Philippe Coutinho durchlebt derzeit eine schwierige Phase. Für eine Rekordsumme von 140 Millionen Euro wechselte der 26-jährige Brasilianer im letzten Jahr vom FC Liverpool zum FC Barcelona.
Von den Medien als Iniesta-Erbe bezeichnet, lässt sich nach einem Jahr in Spanien konstatieren: Coutinho scheint im Spiel des FC Barcelona (noch) nicht vollends angekommen zu sein.
Dabei stimmten zumindest im ersten Halbjahr seine Zahlen: Da er in der Champions League aufgrund seines vorherigen Engagements bei Liverpools nicht spielberechtigt war, machte er in der Liga auf sich aufmerksam.
Dort erzielte der Brasilianer 8 Tore und bereitete 5 Tore vor. Abgesehen von drei Spielen, in denen er an einer Oberschenkelverletzung laborierte, bestritt er in der Liga jede Partie (18 von 21).
Was ist seitdem passiert?
Coutinho ist kein Iniesta
Zuerst möchte ich mit einem (meiner Meinung nach) großen Missverständnis aufräumen: Coutinho ist kein Iniesta-Ersatz. Beide sind klein, wendig, dribbelstark und halten sich gerne im linken Halbraum auf.
Coutinhos Bewegungsspiel jedoch ist teilweise überdreht und unpassend, seine spielmachenden Aktionen wirken manchmal improvisiert und seine Aktionen vor dem Tor sind stärker auf Durchschlagskraft fokussiert.
Um das ganze plakativ abzukürzen: Iniesta war ein Stratege, Philippe Coutinho ist es nicht. Coutinho zwingt dem Spiel seinen Rhythmus auf, um effektiv zu sein.
Iniesta gab den Rhythmus nicht nur vor, er konnte sich jedem Rhythmus anpassen.
Coutinho besitzt Probleme damit, statische Szenen einzuschätzen.

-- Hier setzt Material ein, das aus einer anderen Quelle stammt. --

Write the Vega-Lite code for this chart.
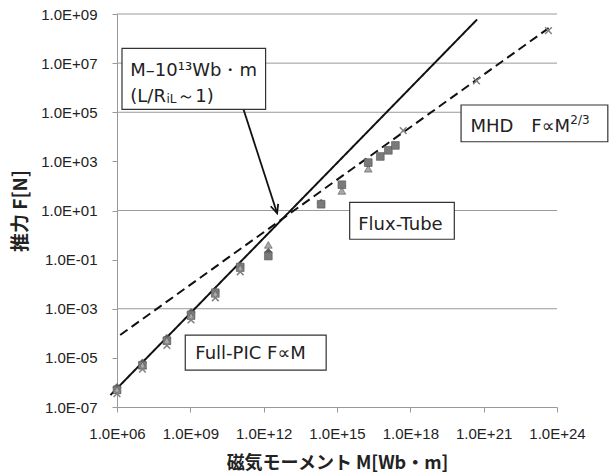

Er wird aktionistisch und dribbelt in Räume, die (häufig von Messi) bereits besetzt sind.
In der Ballverteilung agiert er normalerweise äußerst vertikal, dies passt jedoch nicht zu den Angriffsbewegungen Barcelonas. Doch dazu später mehr.
Coutinho ist kein Dembélé
Diesen Schwächen schien Valverde sich bewusst zu sein und setzt ihn hauptsächlich als stark einrückenden linken Flügelspieler ein.
So kann sein mittelmäßíges Positionsspiel die Spielfortsetzung im Mittelfeld nicht stören, während seine Durchschlagskraft vor dem Strafraum optimal zur Geltung kommt. Oder?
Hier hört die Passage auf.